A giant rock floats above the Grecian waters of Palaia Monemvasia bay, but wait – it’s not just an ordinary rock blocking the soothing sight of the horizon over the bay. The rock itself is an awe-inspiring sight showing off its surface colored with different shades that transition between grey and pink tones. What makes it even more special is the fact that it is also a town worth knowing. Go ahead and cross that bridge from the coast of Laconia to see the small peninsula of Monemvasia.
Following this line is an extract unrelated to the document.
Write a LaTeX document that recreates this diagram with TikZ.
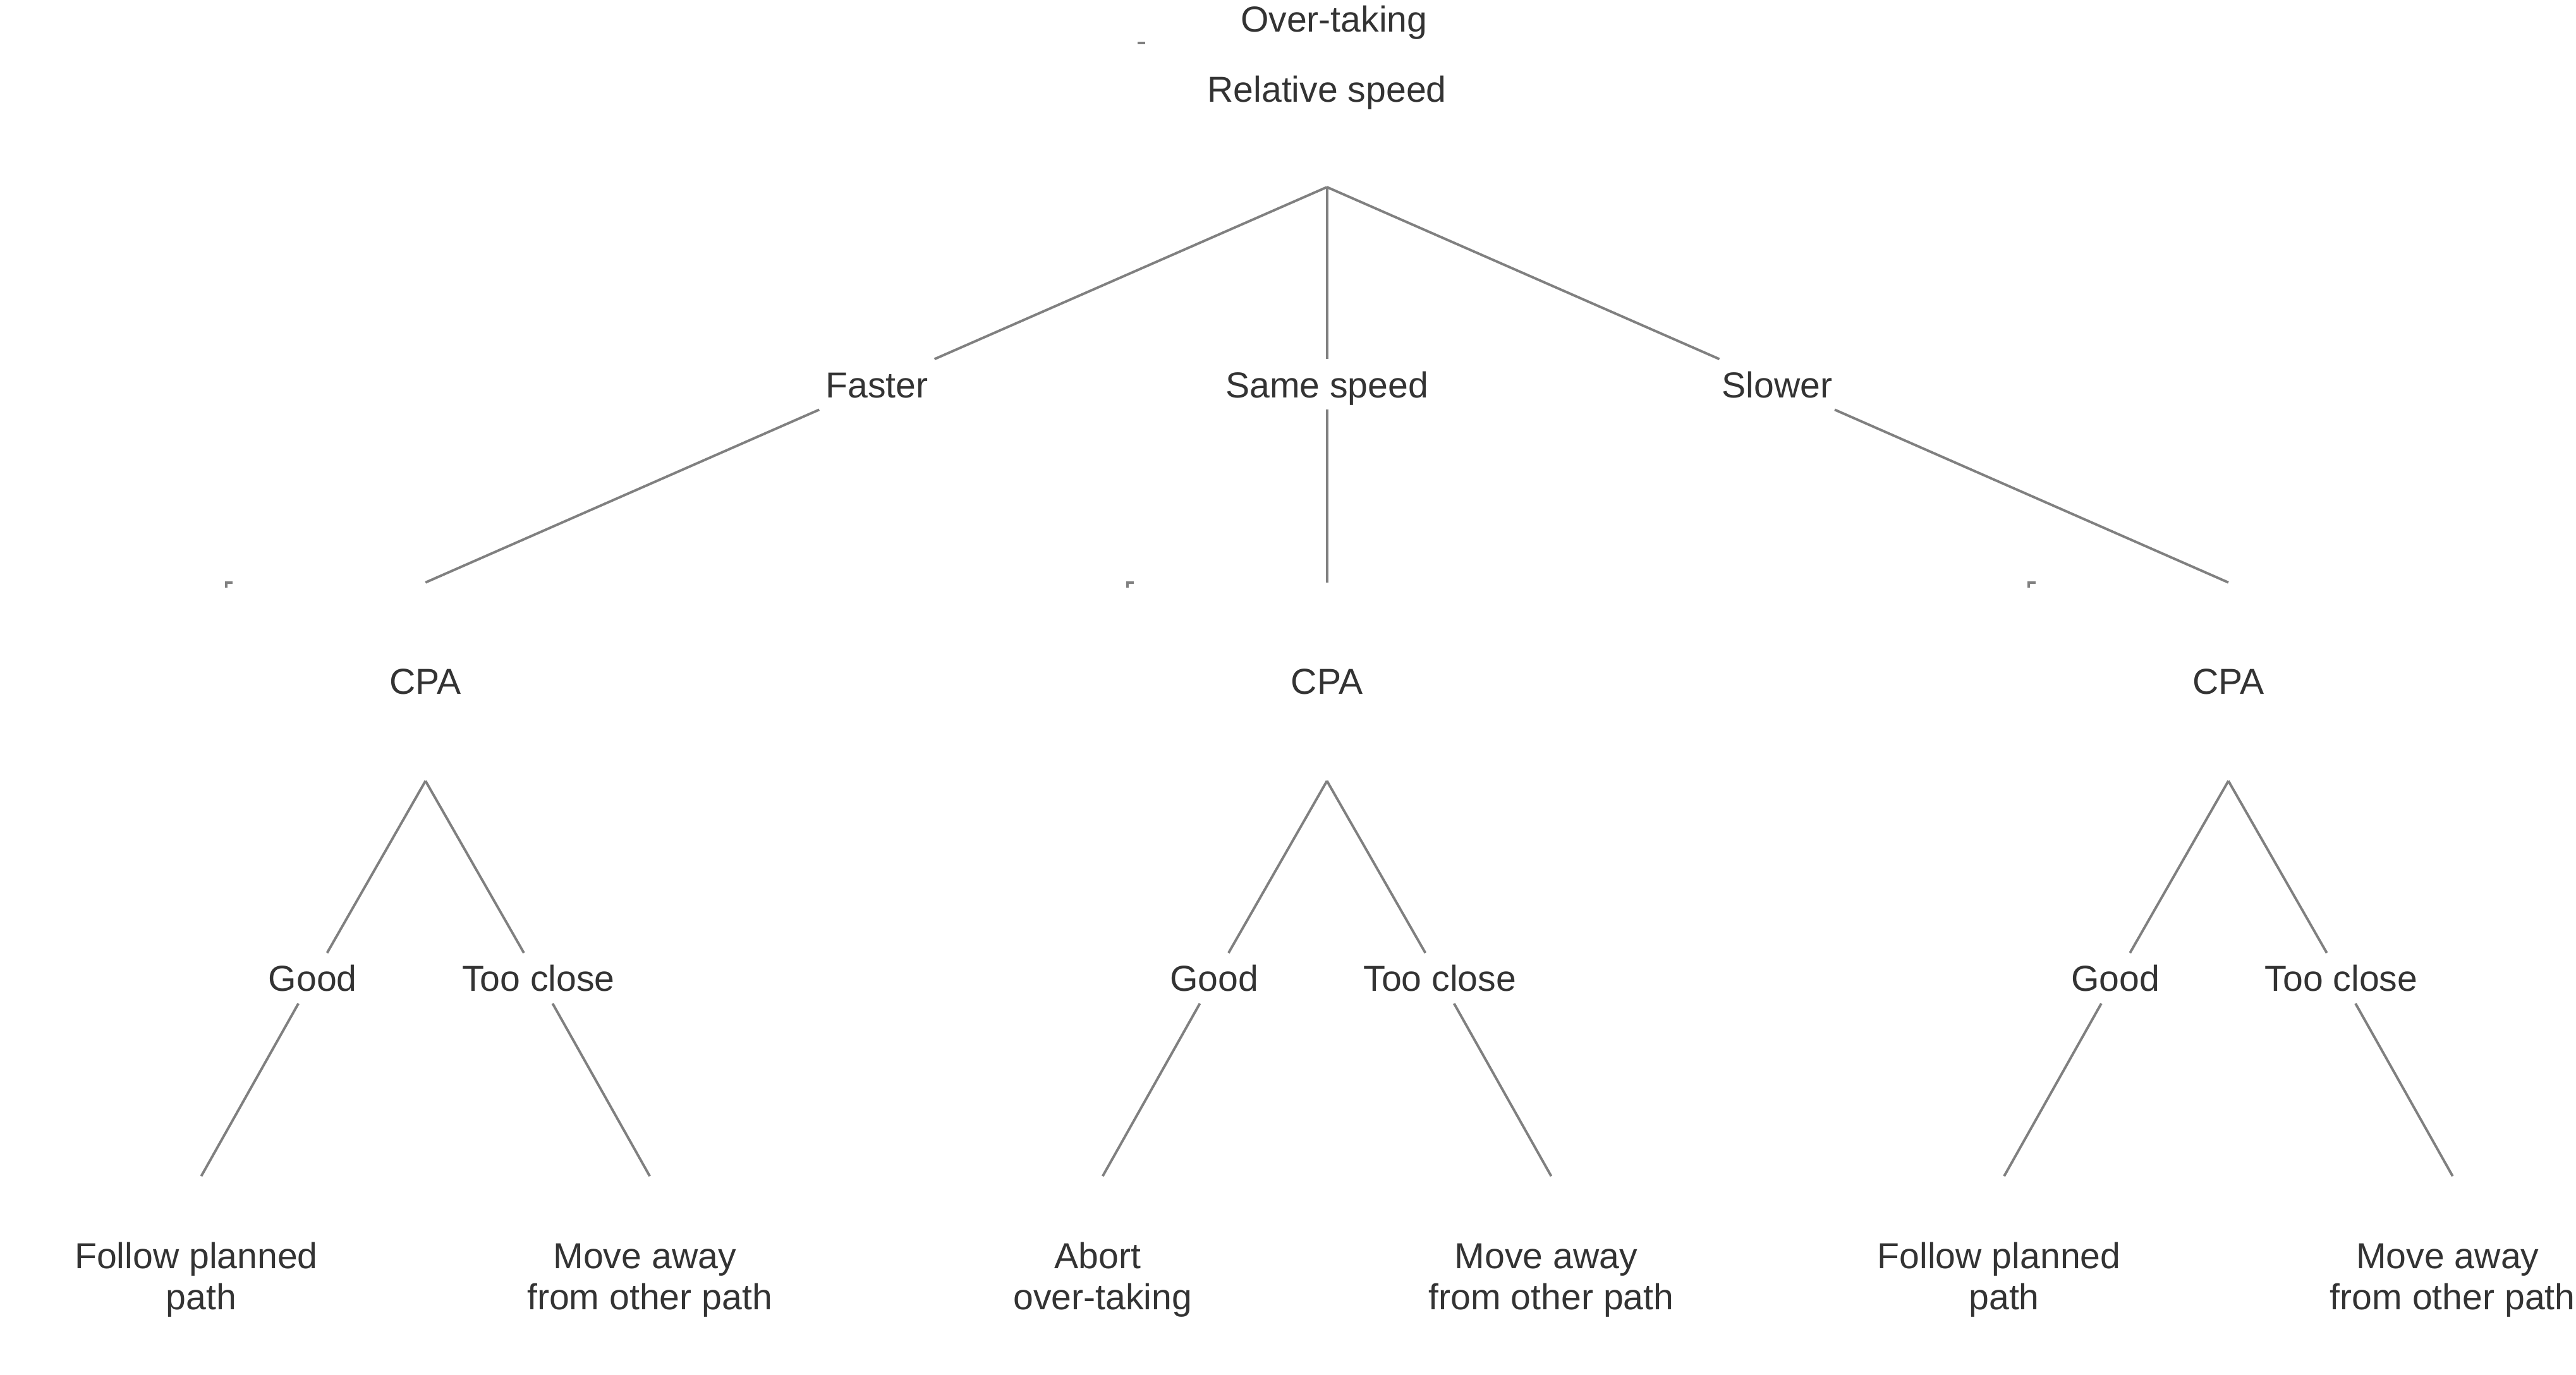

Right at the Peloponnesian east coast, Monemvasia is an attraction for its location, history, and interesting ruins. The first thing you’ll notice is its 40 Byzantine churches erected all over the narrow streets of this Greek medieval fortress. The churches that still exist today are evidence of Monemvasia’s history dating back to the 6th century when it was under the possession of the Byzantines. It remained Byzantine territory for almost seven hundred years until it was colonized by the Franks in 1249. It was later returned to the Byzantines, leading to the creation of the Despotate of the Morea (or Mystras).
When the rest of the region was occupied by the Turks in 1460, Monemvasia had no forces to defend itself from the Turkish troops. Because of this, the town had to turn to Venice to offer protection. However, Venetian rulers were unable to protect the territory from the Turks, leading to 100 years of Turkish rule until being given back to Venice in 1690.
The story didn’t end there. In 1715, the Turks came back and ruled the town again until 1821 when Tzannetakis Grigorakis and the rest of the Greek army liberated the historic rock from Ottoman occupation.
So enough with its history and off to the present. To be precise, you should remember that the fortress rock’s exact name is Kastro, Kastro Monemvasias, or Palia Monemvasia which means Old Monemvasia. It’s better to remember this to avoid confusion with the municipality of Monemvasia where it is located together with the other municipal units such as Asopos, Molaoi, Voies, and Zarakas.
Monemvasia, that rock about 100 meters above sea level, is divided into two: the lower and upper town. The lower town features the ruins of the original 800 houses and four of the original Byzantine churches. Go to the summit and explore the wall-protected upper town where you can find the Fortress of Goulas. This part of the upper town offers you a great shot over the town.
One of the must-visit places in Monemvasia is the church of Elkomenos Hristos, the largest among the 40+ churches established in the fortress-town. Don’t miss the other churches such as the churches of Agios Nikolaos, Panagia Myrtidiotissa, Panagia Hrisafitissa, Agia Anna, Agios Dimitrios, Agios Stefanos and Agios Andreas.
The name Monemvasia came from the Greek words “mone” which means “single”, and “embassia” which means “entrance”. Monemvasia is also known in the world as Malvasia, the Gibraltar of the East, and the Rock. Besides the fortress town, you can also visit the area called “Nea Monemvasia” (Gefira) in the mainland that is connected to the Old Monemvasia by a low bridge. Here, you can enjoy its offered facilities like accommodations, nightlife spots, and swimming spots.